Dans une entrevue accordée à l’émission Première heure à Radio-Canada le 26 mai, M. Porter a maintenu que « les mesures globalement adoptées vont générer des économies de 75 000 $ par année. » M. Porter a aussi annoncé être prêt à rendre public chaque année ce qu’il en « coûte ou ce qu’il en rapporte » à l’institution.

Démissions en bloc et annonce de renvois

Les facultés doivent aussi participer à l’effort budgétaire imposé à l’institution. La Faculté des sciences sociales a ainsi dû absorber une réduction de 4,8 % de son budget. Un effort que certains des employés ont jugé disproportionné par rapport à d’autres facultés, qui auraient subi des compressions moins importantes. Le 12 mai, la doyenne de la Faculté des sciences sociales, Caroline Senécal, la vice-doyenne aux études, Lucie Samson et le vice-doyen à la recherche, Serge Dumont, ont démissionné pour riposter contre les coupes imposées par la haute direction de l’Université.

Début juin, le vice-recteur de l’Université, Éric Bauce, annonçait un manque à gagner de 11 millions $ à cause du budget dédié aux immobilisations du campus. L’institution était en discussion avec l’ancien ministre Yves Bolduc pour obtenir une permission de transférer une partie des dépenses affectées à la réfection des infrastructures dans son budget d’investissement. Cela lui aurait permis selon lui de reporter certaines dépenses prévues pour le stationnement ou la signalisation sur le campus par exemple, et d’éviter des mises à pied.
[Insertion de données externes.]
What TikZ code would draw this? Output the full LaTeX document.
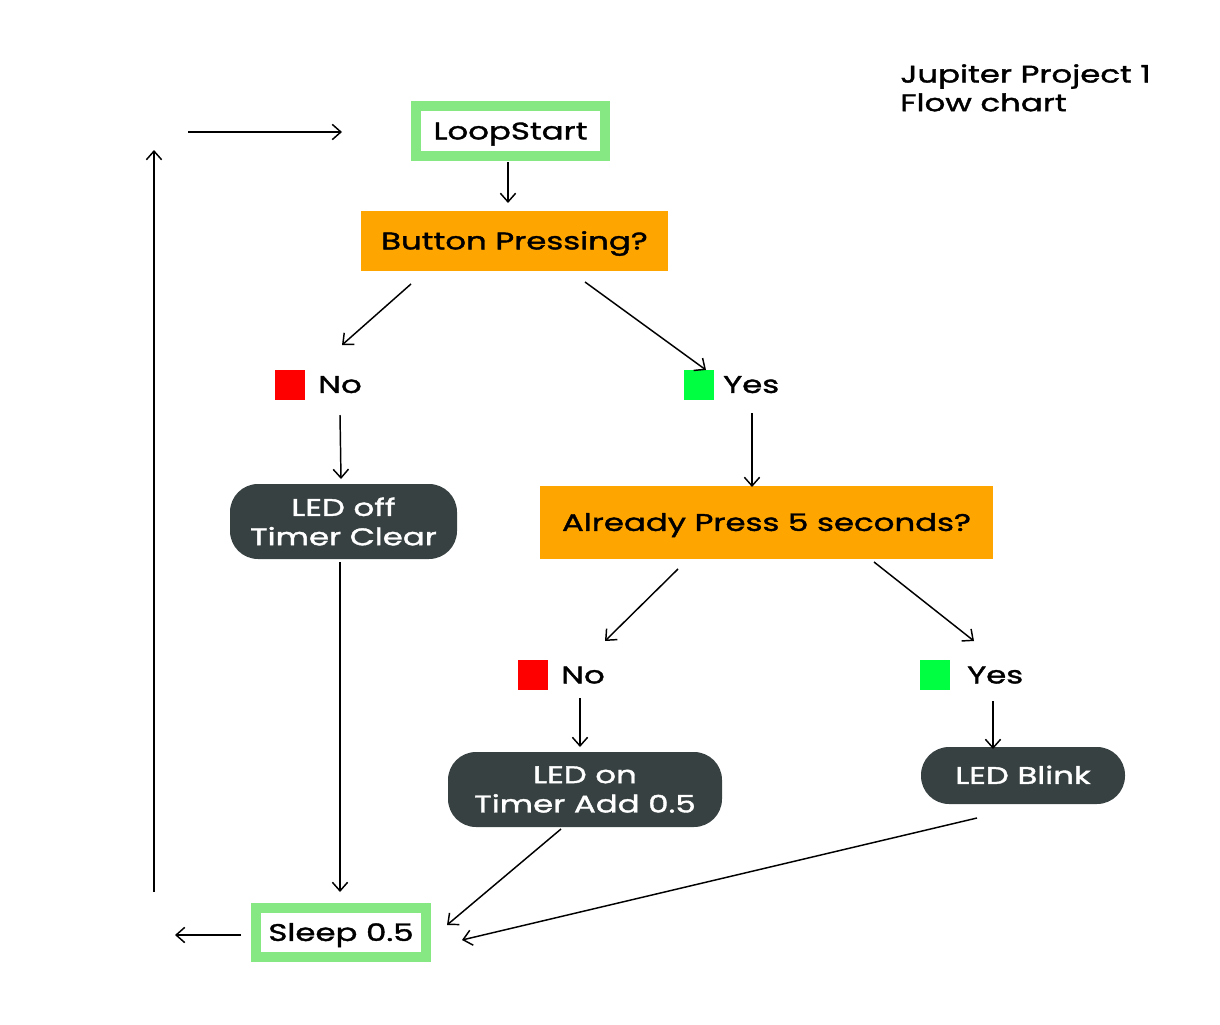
\documentclass[tikz,border=0pt]{standalone}
\usepackage{fontspec}
\setmainfont{Poppins}[FakeStretch=1.35,FakeBold=1.6]
\usetikzlibrary{arrows.meta}
\definecolor{framegreen}{HTML}{86E882}
\definecolor{decorange}{HTML}{FFA500}
\definecolor{darkbox}{HTML}{384142}
\definecolor{nored}{HTML}{FF0000}
\definecolor{yesgreen}{HTML}{00FF40}
\begin{document}
\begin{tikzpicture}[x=0.75pt,y=-0.75pt,
  txt/.style={font=\fontsize{18}{20}\selectfont},
  one/.style={text height=12.6pt,text depth=0pt},
  framebox/.style={txt,one,draw=framegreen,line width=7.5pt,fill=white,inner sep=0pt},
  decbox/.style={txt,one,fill=decorange,inner sep=0pt},
  actbox/.style={fill=darkbox,text=white,rounded corners=21pt,inner sep=0pt,align=center,font=\fontsize{18}{22}\selectfont},
  marksq/.style={minimum size=22.5pt,inner sep=0pt},
  lbl/.style={txt,one,anchor=west,inner sep=0pt},
  arr/.style={-{Straight Barb[length=6.5pt,width=11.5pt]},line width=1.1pt}
]
\useasboundingbox (0,0) rectangle (1220,1024);

% title
\node[anchor=north west,align=left,inner sep=0pt,font=\fontsize{18}{21.5}\selectfont] (title) at (900,64) {Jupiter Project 1\\Flow chart};

% nodes
\node[framebox,minimum width={189*0.75pt},minimum height={50*0.75pt}] (loop) at (510.5,131) {LoopStart};
\node[decbox,minimum width={307*0.75pt},minimum height={60*0.75pt}] (btn) at (514.5,241) {Button Pressing?};
\node[marksq,fill=nored] (no1sq) at (290,384.5) {};
\node[lbl] (no1) at (318,384.5) {No};
\node[marksq,fill=yesgreen] (yes1sq) at (699,384.5) {};
\node[lbl] (yes1) at (723,384.5) {Yes};
\node[actbox,minimum width={227*0.75pt},minimum height={75*0.75pt}] (off) at (343.5,521.5) {LED off\\Timer Clear};
\node[decbox,minimum width={453*0.75pt},minimum height={73*0.75pt}] (five) at (766.5,522.5) {Already Press 5 seconds?};
\node[marksq,fill=nored] (no2sq) at (533,675) {};
\node[lbl] (no2) at (561,675) {No};
\node[marksq,fill=yesgreen] (yes2sq) at (935,675) {};
\node[lbl] (yes2) at (967,675) {Yes};
\node[actbox,minimum width={274*0.75pt},minimum height={75*0.75pt}] (on) at (585,789.5) {LED on\\Timer Add 0.5};
\node[actbox,one,minimum width={204*0.75pt},minimum height={57*0.75pt}] (blink) at (1023,775.5) {LED Blink};
\node[framebox,minimum width={170*0.75pt},minimum height={49*0.75pt}] (sleep) at (341,932.5) {Sleep 0.5};

% connector end points
\coordinate (a1) at (508,162);  \coordinate (a2) at (508,203);
\coordinate (b1) at (411,284);  \coordinate (b2) at (342,345);
\coordinate (c1) at (585,282);  \coordinate (c2) at (706,370);
\coordinate (d1) at (340,415);  \coordinate (d2) at (341,479);
\coordinate (e1) at (752,413);  \coordinate (e2) at (752,487);
\coordinate (f1) at (678,569);  \coordinate (f2) at (605,641);
\coordinate (g1) at (874,562);  \coordinate (g2) at (974,641);
\coordinate (h1) at (580,698);  \coordinate (h2) at (580,747);
\coordinate (i1) at (993,701);  \coordinate (i2) at (993,749);
\coordinate (j1) at (561,829);  \coordinate (j2) at (447,925);
\coordinate (k1) at (977,818);  \coordinate (k2) at (462,940);
\coordinate (l1) at (340,562);  \coordinate (l2) at (340,892);
\coordinate (m1) at (241,935);  \coordinate (m2) at (175,935);
\coordinate (n1) at (154,892);  \coordinate (n2) at (154,150);
\coordinate (o1) at (188,132);  \coordinate (o2) at (342,132);

\draw[arr] (a1) -- (a2);
\draw[arr] (b1) -- (b2);
\draw[arr] (c1) -- (c2);
\draw[arr] (d1) -- (d2);
\draw[arr] (e1) -- (e2);
\draw[arr] (f1) -- (f2);
\draw[arr] (g1) -- (g2);
\draw[arr] (h1) -- (h2);
\draw[arr] (i1) -- (i2);
\draw[arr] (j1) -- (j2);
\draw[arr] (k1) -- (k2);
\draw[arr] (l1) -- (l2);
\draw[arr] (m1) -- (m2);
\draw[arr] (n1) -- (n2);
\draw[arr] (o1) -- (o2);
\end{tikzpicture}
\end{document}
La demande a finalement été refusée par le ministre Blais. « En clair, le ministre veut nous forcer à utiliser des salaires pour effectuer des dépenses de réparation. Notre mission, c’est d’investir dans les cerveaux, pas dans les parkings ! » s’est exprimé M. Bauce dans un communiqué publié le 3 juin.

Ce dernier a alors annoncé devoir renvoyer 150 employés pour combler ce nouveau trou budgétaire. Interrogé sur le sujet à l’Assemblée nationale, M. Blais affirme que les universités doivent gérer elles-mêmes les coupes à réaliser pour atteindre l’équilibre.